A federal appeals court has rejected an Environmental Protection Agency rule that required refiners to generate or buy advanced biofuels, given that biofuel manufacturers did not make enough product for the industry to buy. So reports Bloomberg.
While the EPA set a standard for refiners of 8.65 million gallons of cellulosic ethanol in 2012, the actual U.S. production was 20,000 gallons. And those 20,000 gallons were exported to Brazil. The three-judge panel, in Washington, rejected that target and told the EPA to come up with a new mandate.
The American Petroleum Institute, a trade association for the oil and gas industry, had requested that the court to toss out the EPA’s 2012 mandated standards for the production and sale of the cellulosic fuels, which are fuels made from wood chips, switchgrass or agricultural waste.
Refiners are not in the position to help grow the cellulosic biofuel industry, the appeals panel wrote in its ruling. The EPA is essentially telling cellulosic fuel producers to do a good job, and if they don’t, the government will fine their customers, the court wrote.
It was the second blow the appeals panel in Washington handed to the Obama administration this week. A panel of three different judges rejected the president’s ability to appoint three members of the National Labor Relations Board when the U.S. Senate is not in session. Also this week, the full court said it would not reconsider an earlier ruling it had made that tossed out EPA regulations designed to reduce cross-state pollution from coal-burning power plants.
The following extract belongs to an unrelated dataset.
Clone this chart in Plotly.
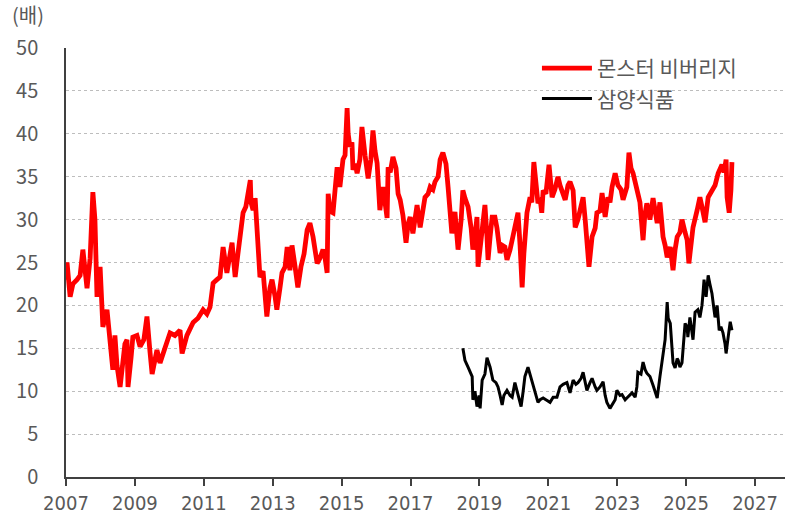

Both the EPA and a spokesman for the U.S. Justice Department said they were currently reviewing the court’s biofuel ruling. Rejecting the 2012 standard for certain cellulosic fuels puts 2013’s standard in doubt, officials said. The EPA was already late in issuing its 2013 mandates.
There have been mandates for three years, and in each of those years, there has been no product to buy, says Bob Greco, director for the American Petroleum Institute. Hopefully in the future, the EPA’s mandates will better match reality, he said.
But some say the court’s actions may only hinder biofuel production further. The ruling, and the subsequent uncertainty is likely to hurt investment in this burgeoning industry, said Michael Frohlich of Growth Energy, which represents ethanol producers. It creates a level of vulnerability, Frohlich said.